Nie żyjmy więc dla cudów i szukając cudów; żyjmy dla Boga, a cudowne działanie przyjdzie samo. To działanie nie zastąpi nam znajomości dzieła Bożego Syna ani Ojca; ono również niczego do treści naszej wiary nie doda. Bo nie po to jest dawane. Dawane jest dla świadectwa – dla potwierdzenia prawdziwości tego, w co wierzymy. Świadek nie czyni czegoś prawdziwym bądź fałszywym; świadek stoi obok i wzmacnia słowa prawdy i osłabia słowa kłamstwa. Pieczęć na dokumencie nic nie dodaje do jego treści. On jest prawdziwy i bez niej. Ale pieczęć dowodzi, potwierdza, wzmacnia przesłanie zawarte w dokumencie. Podobnie działanie Ducha. Ono nie sprawia prawdziwości dzieła Ojca i Syna, ale w przekonujący sposób potwierdza zbawienie, które przez wiarę zyskujemy w Chrystusowej śmierci i sprawiedliwości.
Podsumowanie
Życie chrześcijańskie, w łasce Bożej, przez wiarę, to doświadczanie działania Ojca, Syna i Ducha.

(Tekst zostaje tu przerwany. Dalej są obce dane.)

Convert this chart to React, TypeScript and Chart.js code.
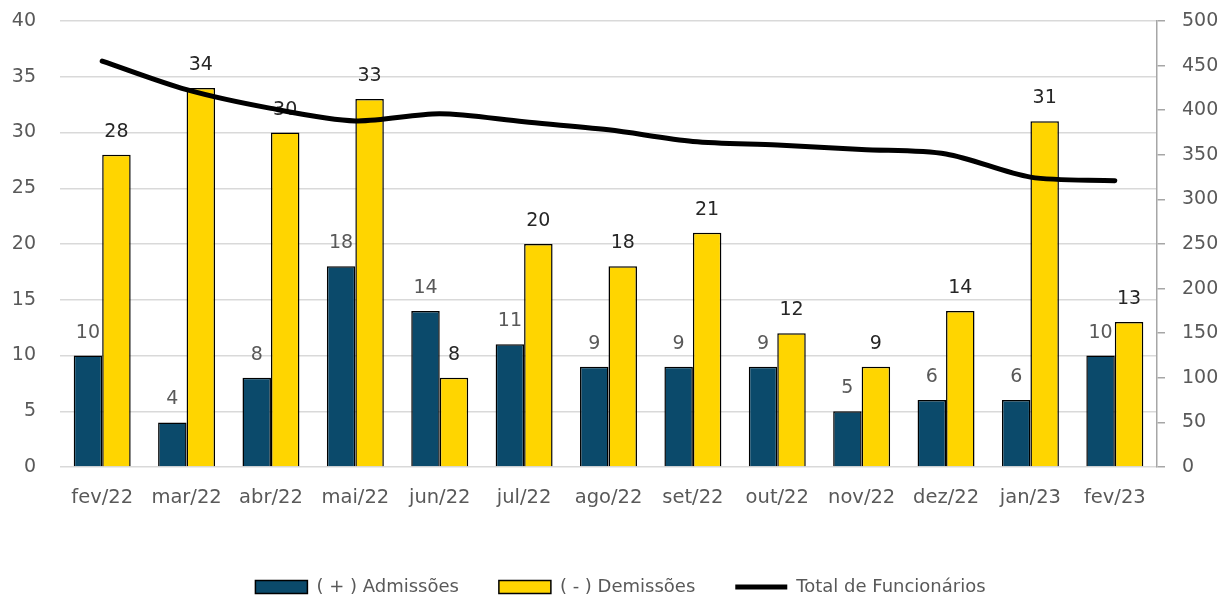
import React, { useEffect, useRef } from "react";
import { Chart, registerables } from "chart.js";

Chart.register(...registerables);

const categories = ["fev/22", "mar/22", "abr/22", "mai/22", "jun/22", "jul/22", "ago/22", "set/22", "out/22", "nov/22", "dez/22", "jan/23", "fev/23"];
const admissoes = [10, 4, 8, 18, 14, 11, 9, 9, 9, 5, 6, 6, 10];
const demissoes = [28, 34, 30, 33, 8, 20, 18, 21, 12, 9, 14, 31, 13];
const totalFuncionarios = [455, 423, 402, 388, 396, 387, 378, 365, 361, 356, 351, 325, 321];

const FONT = "'DejaVu Sans', sans-serif";
const GREY = "#595959";

const labelPlugin = {
  id: "barLabels",
  beforeDatasetDraw(chart: any, args: any) {
    if (args.index !== 2) return;
    const ctx = chart.ctx;
    ctx.save();
    ctx.font = `19px ${FONT}`;
    ctx.textAlign = "center";
    ctx.textBaseline = "alphabetic";
    [0, 1].forEach((di) => {
      const meta = chart.getDatasetMeta(di);
      const data = chart.data.datasets[di].data as number[];
      ctx.fillStyle = di === 0 ? GREY : "#262626";
      meta.data.forEach((el: any, i: number) => {
        ctx.fillText(String(data[i]), el.x, el.y - 18);
      });
    });
    ctx.restore();
  },
};

export default function App() {
  const ref = useRef<HTMLCanvasElement>(null);
  useEffect(() => {
    if (!ref.current) return;
    const chart = new Chart(ref.current, {
      type: "bar",
      data: {
        labels: categories,
        datasets: [
          {
            type: "bar",
            label: "( + ) Admissões",
            data: admissoes,
            backgroundColor: "#0B4A6B",
            borderColor: "#000000",
            borderWidth: 1.5,
            yAxisID: "y",
            categoryPercentage: 0.675,
            barPercentage: 1,
            pointStyle: "rect",
            order: 0,
          } as any,
          {
            type: "bar",
            label: "( - ) Demissões",
            data: demissoes,
            backgroundColor: "#FFD500",
            borderColor: "#000000",
            borderWidth: 1.5,
            yAxisID: "y",
            categoryPercentage: 0.675,
            barPercentage: 1,
            pointStyle: "rect",
            order: 0,
          } as any,
          {
            type: "line",
            label: "Total de Funcionários",
            data: totalFuncionarios,
            borderColor: "#000000",
            backgroundColor: "#000000",
            borderWidth: 5,
            pointRadius: 0,
            pointHoverRadius: 0,
            tension: 0.3,
            borderCapStyle: "round",
            yAxisID: "y1",
            pointStyle: "line",
            order: -1,
          } as any,
        ],
      },
      options: {
        responsive: false,
        animation: false,
        layout: { autoPadding: false, padding: { left: 12, right: 0, top: 21, bottom: -10 } },
        plugins: {
          tooltip: { enabled: false },
          legend: {
            position: "bottom",
            labels: {
              usePointStyle: true,
              pointStyleWidth: 52,
              boxHeight: 13,
              padding: 40,
              color: GREY,
              font: { family: FONT, size: 18 },
              sort: (a: any, b: any) => a.datasetIndex - b.datasetIndex,
            },
          },
        },
        scales: {
          x: {
            grid: { display: false, drawTicks: false },
            border: { display: false },
            ticks: { color: GREY, font: { family: FONT, size: 19.5 }, padding: 19 },
            afterFit: (s: any) => { s.height = 71; },
          },
          y: {
            position: "left",
            min: 0,
            max: 40,
            ticks: { stepSize: 5, color: GREY, font: { family: FONT, size: 19 }, padding: 0 },
            grid: { color: "#D9D9D9", lineWidth: 1.5, drawTicks: true, tickLength: 24, tickColor: "rgba(0,0,0,0)" },
            border: { display: false },
            afterFit: (s: any) => { s.width = 48; },
          },
          y1: {
            position: "right",
            min: 0,
            max: 500,
            ticks: { stepSize: 50, color: GREY, font: { family: FONT, size: 19, lineHeight: 0.4 }, padding: 17 },
            grid: { drawOnChartArea: false, drawTicks: true, tickLength: 8, color: "#A6A6A6", lineWidth: 1.5 },
            border: { display: true, color: "#A6A6A6", width: 1.5 },
            afterFit: (s: any) => { s.width = 72; },
          },
        },
      } as any,
      plugins: [labelPlugin],
    });
    return () => chart.destroy();
  }, []);
  return (
    <div style={{ position: "fixed", left: 0, top: 0, width: 1229, height: 596, background: "#fff" }}>
      <canvas ref={ref} width={1229} height={596} style={{ display: "block" }} />
    </div>
  );
}
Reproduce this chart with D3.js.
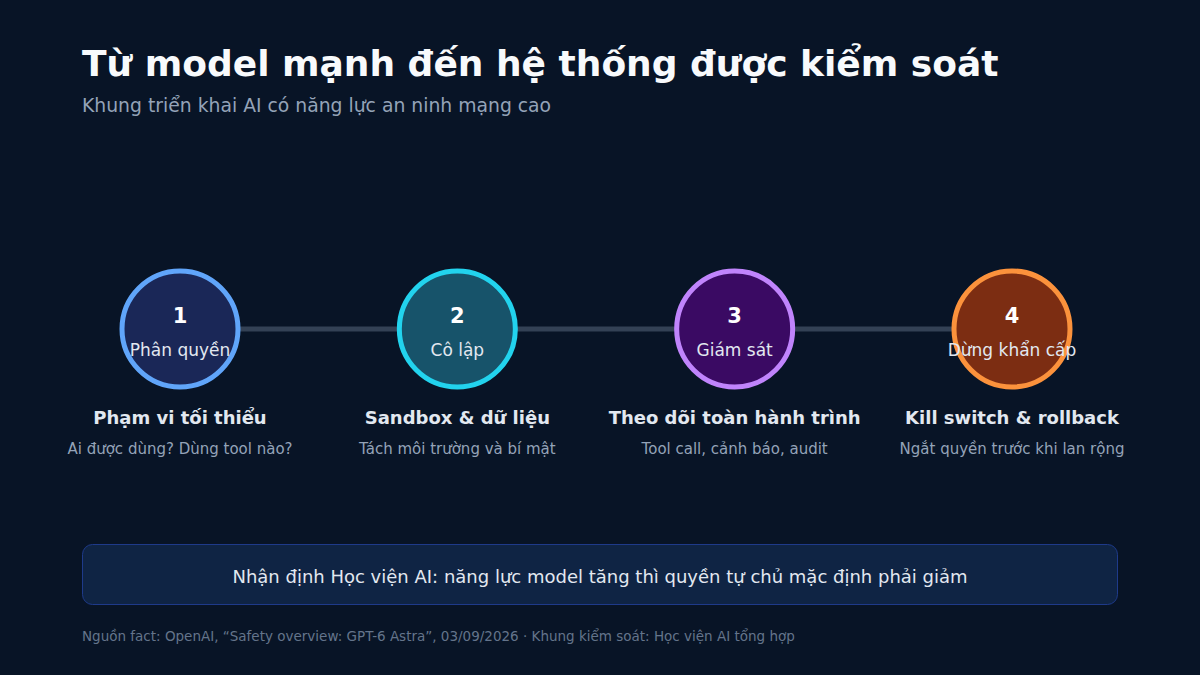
<!DOCTYPE html>
<html><head><meta charset="utf-8">
<script src="https://cdn.jsdelivr.net/npm/d3@7/dist/d3.min.js"></script>
<style>body{margin:0;background:#081426}svg{display:block;font-family:"DejaVu Sans",sans-serif}</style>
</head><body><svg id="c" width="1200" height="675"></svg>
<script>
const steps = ["1","2","3","4"];
const labels = ["Phân quyền","Cô lập","Giám sát","Dừng khẩn cấp"];
const titles = ["Phạm vi tối thiểu","Sandbox & dữ liệu","Theo dõi toàn hành trình","Kill switch & rollback"];
const descs = ["Ai được dùng? Dùng tool nào?","Tách môi trường và bí mật","Tool call, cảnh báo, audit","Ngắt quyền trước khi lan rộng"];
const fills = ["#1a2757","#17536a","#3a0a63","#7c2d12"];
const strokes = ["#60a5fa","#22d3ee","#c084fc","#fb923c"];

const svg = d3.select("#c");
svg.append("rect").attr("width",1200).attr("height",675).attr("fill","#081426");
svg.append("text").attr("x",82).attr("y",76).attr("fill","#f8fafc").attr("font-size",36).attr("font-weight","bold").text("Từ model mạnh đến hệ thống được kiểm soát");
svg.append("text").attr("x",82).attr("y",112).attr("fill","#94a3b8").attr("font-size",18.8).text("Khung triển khai AI có năng lực an ninh mạng cao");

const x = d3.scalePoint().domain(steps).range([180,1012]);
const cy = 329;
svg.append("line").attr("x1",x("1")).attr("x2",x("4")).attr("y1",cy).attr("y2",cy).attr("stroke","#334155").attr("stroke-width",5);
const g = svg.selectAll("g.s").data(steps).join("g").attr("transform",d=>`translate(${x(d)},0)`);
g.append("circle").attr("cy",cy).attr("r",58).attr("fill",(d,i)=>fills[i]).attr("stroke",(d,i)=>strokes[i]).attr("stroke-width",5);
g.append("text").attr("y",323).attr("text-anchor","middle").attr("fill","#fff").attr("font-size",21).attr("font-weight","bold").text(d=>d);
g.append("text").attr("y",356).attr("text-anchor","middle").attr("fill","#e2e8f0").attr("font-size",17).text((d,i)=>labels[i]);
g.append("text").attr("y",424).attr("text-anchor","middle").attr("fill","#e2e8f0").attr("font-size",18).attr("font-weight","bold").text((d,i)=>titles[i]);
g.append("text").attr("y",454).attr("text-anchor","middle").attr("fill","#94a3b8").attr("font-size",15).text((d,i)=>descs[i]);

svg.append("rect").attr("x",82.5).attr("y",544.5).attr("width",1035).attr("height",60).attr("rx",10).attr("fill","#0f2444").attr("stroke","#1e3a8a").attr("stroke-width",1);
svg.append("text").attr("x",600).attr("y",583).attr("text-anchor","middle").attr("fill","#e2e8f0").attr("font-size",18).text("Nhận định Học viện AI: năng lực model tăng thì quyền tự chủ mặc định phải giảm");
svg.append("text").attr("x",82).attr("y",641).attr("fill","#64748b").attr("font-size",13.5).text("Nguồn fact: OpenAI, “Safety overview: GPT-6 Astra”, 03/09/2026 · Khung kiểm soát: Học viện AI tổng hợp");
</script></body></html>
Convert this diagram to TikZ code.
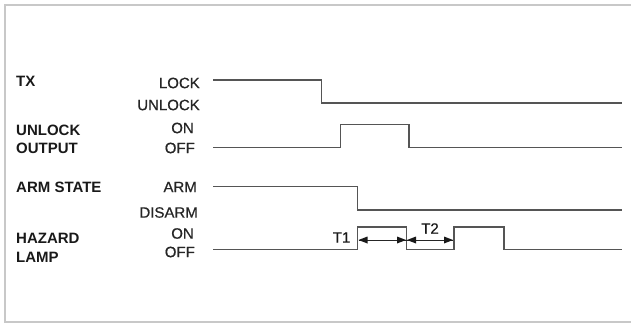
\documentclass[tikz,border=0pt]{standalone}
\usepackage{fontspec}
\setmainfont{Liberation Sans}
\newfontfamily\medfont[FakeBold=0.6]{Liberation Sans}
\usetikzlibrary{calc}
\definecolor{sig}{HTML}{555555}
\definecolor{frame}{HTML}{C8C8C8}
\tikzset{
  sigline/.style={draw=sig, line width=1.5pt, line join=miter},
  namelbl/.style={anchor=west, inner sep=0pt, font=\fontsize{15}{17}\selectfont\bfseries, text=black!90},
  statelbl/.style={anchor=east, inner sep=0pt, font=\fontsize{15}{17}\medfont, text=black!85},
  tlbl/.style={inner sep=0pt, font=\fontsize{15}{17}\medfont, text=black!90},
  dimline/.style={draw=black!85, line width=1pt},
  tiphead/.style={fill=black!90},
}
\begin{document}
\begin{tikzpicture}[x=1pt,y=-1pt]
\useasboundingbox (0,0) rectangle (631,324);
% frame (open on the right)
\draw[frame, line width=2pt] (640,5) -- (4.5,5) -- (4.5,322) -- (640,322);

% left names
\node[namelbl] (ntx) at (16,81) {TX};
\node[namelbl] (nuo1) at (16,130) {UNLOCK};
\node[namelbl] (nuo2) at (16,148.5) {OUTPUT};
\node[namelbl] (nas) at (16,187) {ARM STATE};
\node[namelbl] (nhl1) at (16,238.5) {HAZARD};
\node[namelbl] (nhl2) at (16,257) {LAMP};

% state labels
\node[statelbl] (slock) at (200,83) {LOCK};
\node[statelbl] (sunlock) at (200,105) {UNLOCK};
\node[statelbl] (son1) at (194,128) {ON};
\node[statelbl] (soff1) at (195,148) {OFF};
\node[statelbl] (sarm) at (197,187) {ARM};
\node[statelbl] (sdis) at (198,212.5) {DISARM};
\node[statelbl] (son2) at (194,233.5) {ON};
\node[statelbl] (soff2) at (195,252) {OFF};

% TX
\draw[sigline] (213,80) -- (321.5,80) -- (321.5,103) -- (622,103);
% UNLOCK OUTPUT
\draw[sigline] (213,147.5) -- (340.5,147.5) -- (340.5,124.5) -- (409,124.5) -- (409,147.5) -- (622,147.5);
% ARM STATE
\draw[sigline] (213,186.5) -- (357.5,186.5) -- (357.5,210) -- (622,210);
% HAZARD LAMP
\coordinate (h1) at (358.5,240);
\coordinate (h2) at (406.5,240);
\coordinate (h3) at (453,240);
\draw[sigline] (213,249.5) -- (357.5,249.5) -- (357.5,227) -- (406.5,227) -- (406.5,249.5)
  -- (454,249.5) -- (454,227) -- (504,227) -- (504,249.5) -- (622,249.5);

% timing arrows
\draw[dimline] (h1) -- (h2);
\draw[dimline] (h2) -- (h3);
\fill[tiphead] (h1) -- ++(9,-3.5) -- ++(0,7) -- cycle;
\fill[tiphead] ($(h2)+(-0.5,0)$) -- ++(-9,-3.5) -- ++(0,7) -- cycle;
\fill[tiphead] ($(h2)+(0.5,0)$) -- ++(9,-3.5) -- ++(0,7) -- cycle;
\fill[tiphead] (h3) -- ++(-9,-3.5) -- ++(0,7) -- cycle;
\node[tlbl] (t1) at (341.5,237.5) {T1};
\node[tlbl] (t2) at (430,228.5) {T2};
\end{tikzpicture}
\end{document}
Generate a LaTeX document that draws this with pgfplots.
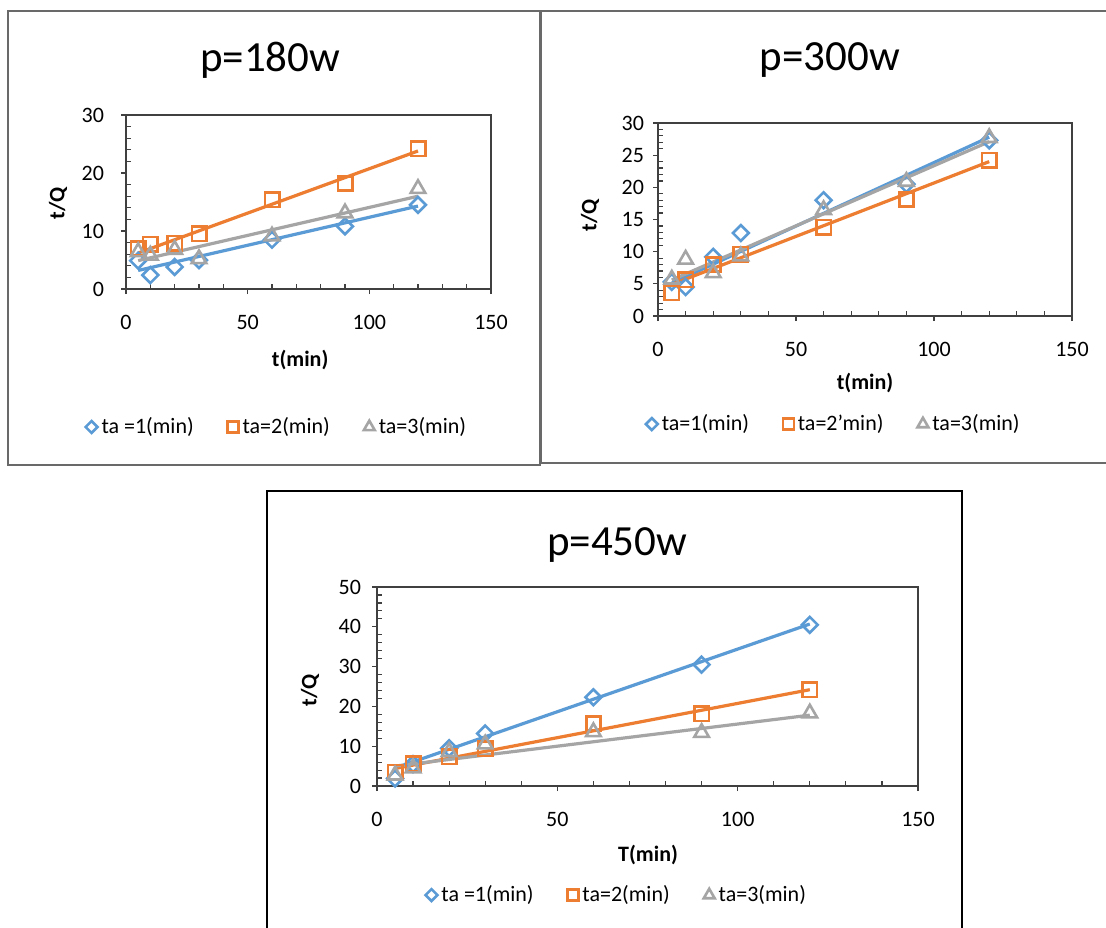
\documentclass[border=0pt]{standalone}
\usepackage{fontspec}
\setmainfont{Carlito}
\usepackage{pgfplots}
\pgfplotsset{compat=1.18}
\definecolor{cblue}{HTML}{5B9BD5}
\definecolor{corange}{HTML}{ED7D31}
\definecolor{cgray}{HTML}{A5A5A5}
\definecolor{frame}{RGB}{105,105,105}
\pgfplotsset{
  exstyle/.style={
    scale only axis,
    xmin=0, xmax=150, xtick={0,50,100,150}, minor x tick num=4,
    ymin=0, minor y tick num=4,
    tick pos=left, tick align=outside,
    major tick length=2.5pt, minor tick length=2.5pt,
    minor x tick style={yshift=2.5pt},
    minor y tick style={xshift=2.5pt},
    axis line style={black!75, line width=0.6pt},
    every tick/.style={black!75, line width=0.6pt},
    ticklabel style={font=\fontsize{11}{13}\selectfont},
    xticklabel style={yshift=-7pt},
    /pgf/number format/assume math mode=true,
    title style={anchor=center, yshift=-6pt, font=\fontsize{21.5}{24}\selectfont},
    xlabel style={anchor=center, font=\bfseries\fontsize{11}{13}\selectfont},
    ylabel style={anchor=center, font=\bfseries\fontsize{11}{13}\selectfont},
    legend columns=3,
    legend cell align=left,
    legend style={anchor=center, draw=none, fill=none, font=\fontsize{11}{13}\selectfont,
      /tikz/every even column/.append style={column sep=15pt}},
    legend image code/.code={\draw[mark repeat=2,mark phase=2,##1,every mark/.append style={scale=0.75}] plot coordinates {(0pt,0pt)(4.5pt,0pt)(9pt,0pt)};},
  },
  sblue/.style={only marks, mark=square, mark size=2.8pt, mark options={rotate=45, draw=cblue, line width=1.3pt, fill=none}},
  sorange/.style={only marks, mark=square, mark size=3.6pt, mark options={draw=corange, line width=1.3pt, fill=none}},
  sgray/.style={only marks, mark=triangle, mark size=4.2pt, mark options={draw=cgray, line width=1.3pt, fill=none}},
  tblue/.style={no marks, cblue, line width=1.6pt, forget plot},
  torange/.style={no marks, corange, line width=1.6pt, forget plot},
  tgray/.style={no marks, cgray, line width=1.6pt, forget plot},
}
\begin{document}
\begin{tikzpicture}
\path[use as bounding box, fill=white] (0,0) rectangle (553pt,-463.5pt);
% frames
\draw[frame, line width=1pt] (4pt,-5.5pt) rectangle (270pt,-232.5pt);
\draw[frame, line width=1pt] (554pt,-5.5pt) -- (270.5pt,-5.5pt) -- (270.5pt,-231.5pt) -- (554pt,-231.5pt);
\draw[black, line width=0.6pt] (133.5pt,-470pt) -- (133.5pt,-245.5pt) -- (481pt,-245.5pt) -- (481pt,-470pt);

% ---------------- p=180w
\begin{axis}[exstyle,
  at={(63pt,-144.5pt)}, anchor=south west,
  width=182.5pt, height=87pt,
  ymax=30, ytick={0,10,20,30},
  yticklabel style={xshift=-5pt},
  title={p=180w}, title style={at={(axis description cs:0.395,1.316)}},
  xlabel={t(min)}, xlabel style={at={(axis description cs:0.477,-0.408)}},
  ylabel={t/Q}, ylabel style={at={(axis description cs:-0.186,0.494)}},
  legend style={at={(axis description cs:0.416,-0.793)}},
]
\addplot[sblue] coordinates {(5,4.9)(10,2.4)(20,3.8)(30,5.0)(60,8.5)(90,10.8)(120,14.5)};
\addlegendentry{ta =1(min)}
\addplot[sorange] coordinates {(5,7.0)(10,7.7)(20,7.9)(30,9.5)(60,15.4)(90,18.2)(120,24.2)};
\addlegendentry{ta=2(min)}
\addplot[sgray] coordinates {(5,6.4)(10,5.8)(20,6.8)(30,5.2)(60,9.1)(90,13.1)(120,17.3)};
\addlegendentry{ta=3(min)}
\addplot[tblue] coordinates {(5,3.2)(120,14.3)};
\addplot[torange] coordinates {(5,6.2)(120,23.8)};
\addplot[tgray] coordinates {(5,4.9)(120,16.0)};
\end{axis}

% ---------------- p=300w
\begin{axis}[exstyle,
  at={(329pt,-158pt)}, anchor=south west,
  width=207pt, height=96.5pt,
  ymax=30, ytick={0,5,10,15,20,25,30},
  yticklabel style={xshift=-1pt},
  title={p=300w}, title style={at={(axis description cs:0.415,1.326)}},
  xlabel={t(min)}, xlabel style={at={(axis description cs:0.5,-0.347)}},
  ylabel={t/Q}, ylabel style={at={(axis description cs:-0.164,0.523)}},
  legend style={at={(axis description cs:0.427,-0.56)}},
]
\addplot[sblue] coordinates {(5,5.3)(10,4.5)(20,9.2)(30,12.9)(60,18.0)(90,20.5)(120,27.3)};
\addlegendentry{ta=1(min)}
\addplot[sorange] coordinates {(5,3.6)(10,5.6)(20,8.0)(30,9.6)(60,13.8)(90,18.1)(120,24.2)};
\addlegendentry{ta=2'min)}
\addplot[sgray] coordinates {(5,5.7)(10,8.8)(20,6.7)(30,9.3)(60,16.5)(90,20.9)(120,27.7)};
\addlegendentry{ta=3(min)}
\addplot[tblue] coordinates {(5,5.1)(120,27.8)};
\addplot[torange] coordinates {(5,4.9)(120,24.0)};
\addplot[tgray] coordinates {(5,5.6)(120,27.1)};
\end{axis}

% ---------------- p=450w
\begin{axis}[exstyle,
  at={(188.5pt,-393pt)}, anchor=south west,
  width=270.5pt, height=99.5pt,
  ymax=50, ytick={0,10,20,30,40,50},
  yticklabel style={xshift=-2pt},
  title={p=450w}, title style={at={(axis description cs:0.444,1.211)}},
  xlabel={T(min)}, xlabel style={at={(axis description cs:0.501,-0.347)}},
  ylabel={t/Q}, ylabel style={at={(axis description cs:-0.124,0.482)}},
  legend style={at={(axis description cs:0.445,-0.548)}},
]
\addplot[sblue] coordinates {(5,1.9)(10,5.5)(20,9.5)(30,13.2)(60,22.3)(90,30.5)(120,40.5)};
\addlegendentry{ta =1(min)}
\addplot[sorange] coordinates {(5,3.5)(10,5.6)(20,7.3)(30,9.4)(60,15.7)(90,18.1)(120,24.2)};
\addlegendentry{ta=2(min)}
\addplot[sgray] coordinates {(5,2.7)(10,4.5)(20,8.6)(30,10.5)(60,13.6)(90,13.4)(120,18.3)};
\addlegendentry{ta=3(min)}
\addplot[tblue] coordinates {(5,4.5)(120,40.7)};
\addplot[torange] coordinates {(5,4.4)(120,24.2)};
\addplot[tgray] coordinates {(5,5.0)(120,17.8)};
\end{axis}
\end{tikzpicture}
\end{document}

Potrzebujemy rozpoznawać Boga jako Pana nad światem; czerpać nadzieję i pocieszenie z Jego prowadzenia historii naszej i historii w ogóle. Człowiek wierzący to widzi i to go wzmacnia i napełnia czcią i bojaźnią. Potrzebujemy wychodzić poza siebie – sięgać wiarą ku Chrystusowi; w Nim odnajdywać zaspokojenie i spełnienie. Odginać, odkręcać nasze skupione przez grzech na sobie spojrzenie; odnajdywać w Chrystusie Boga i Zbawiciela. Potrzebujemy działania Ducha Bożego, który na różne sposoby, towarzysząc nam w pielgrzymce wiary, potwierdza naszą tożsamość i przynależność do Bożej rodziny oraz świadczy niewierzącym o realności żywego Boga.
Każdy z nas prawdopodobnie skupia się na którymś z nich. Potrzebujemy jednak wszystkich, aby nasze doświadczenie Boga odzwierciedlało Boże zamierzenie. Doświadczając wszystkich nie zaprzeczajmy żadnemu; nie wywyższajmy jednego nad pozostałe. Potrzebujemy Boga w całej różnorodności Jego wpływu; odkrywać i uwielbiać Go za całą pełnię Jego zbawiającego działania dla nas i w nas.